Reliefs de vie
Un bref séjour dans le sud, pour vider l’appartement qu’occupaient mes parents. Quelques meubles et des bibelots, les reliefs d’une vie. Par où commencer le tri : jeter, donner, garder… ? Des cartons s’empilent contre un mur du séjour. Trois ou quatre, pas plus. J’ai retrouvé une toile ancienne à la cave, conservé les outils de mon père, mis de côté un peu de vaisselle, mais très peu.
Toulon est une drôle de ville ! En façade c’est plutôt propret, les aménagements modernes et la décoration récente des quartiers chics de la corniche contrastent avec l’état de délabrement de cette zone dite d’activité. Au bas d’une route cabossée, qui conduit à un terre-plein truffé d’ornières, des camions manoeuvrent entre des bennes rouillées posées dans les déchets. La poussière et les mouettes tournent sur cette friche sale. Deux employés s’activent en faisant le va et vient entre le portail et le lieu de stockage des déchets, pour contrôler les entrés et le tri.
Je me dis aussi que les gens responsables du choix de ce site doivent être inconscients ou cyniques car, à quelques mètres à peine, derrière le grillage ornée de sacs plastiques et de papiers, se dresse l’enceinte du cimetière, celui-là même où sont enterrés mes parents et plus de la moitié de la ville.
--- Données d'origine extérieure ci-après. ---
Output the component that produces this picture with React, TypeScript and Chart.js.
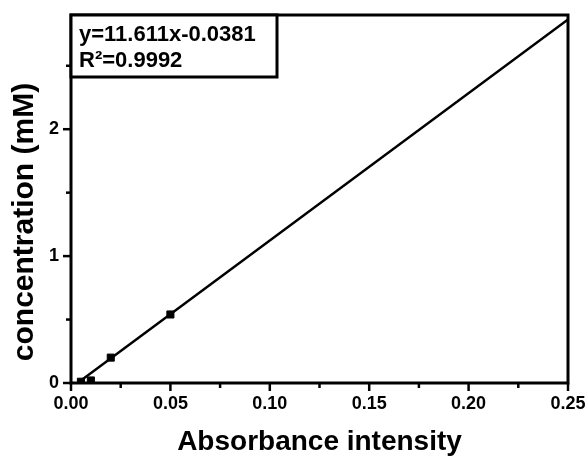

Or je ne suis sans doute pas le seul à venir ici vider la maison d’un mort, mettre aux ordures tout ce qu’il a laissé en partant. D’un côté du mur on met en terre en grandes pompes, de l’autre on bazarde de vieux matelas, des meubles en formica, de l’électroménager usagé… D’un côté les corps de l’autre les objets. Un camion s’approche d’une benne qui dégorge, un bras d’acier s'en saisit, la lève doucement, la charge et s’en retourne vers l’usine d’incinération dont la haute cheminée rouge recrache, dans une fumée bleue pâle, tous les restes qu’elle ingère. Je regarde une chaise en bois posée de guingois sur un talus de terre où résiste un arbuste chétif.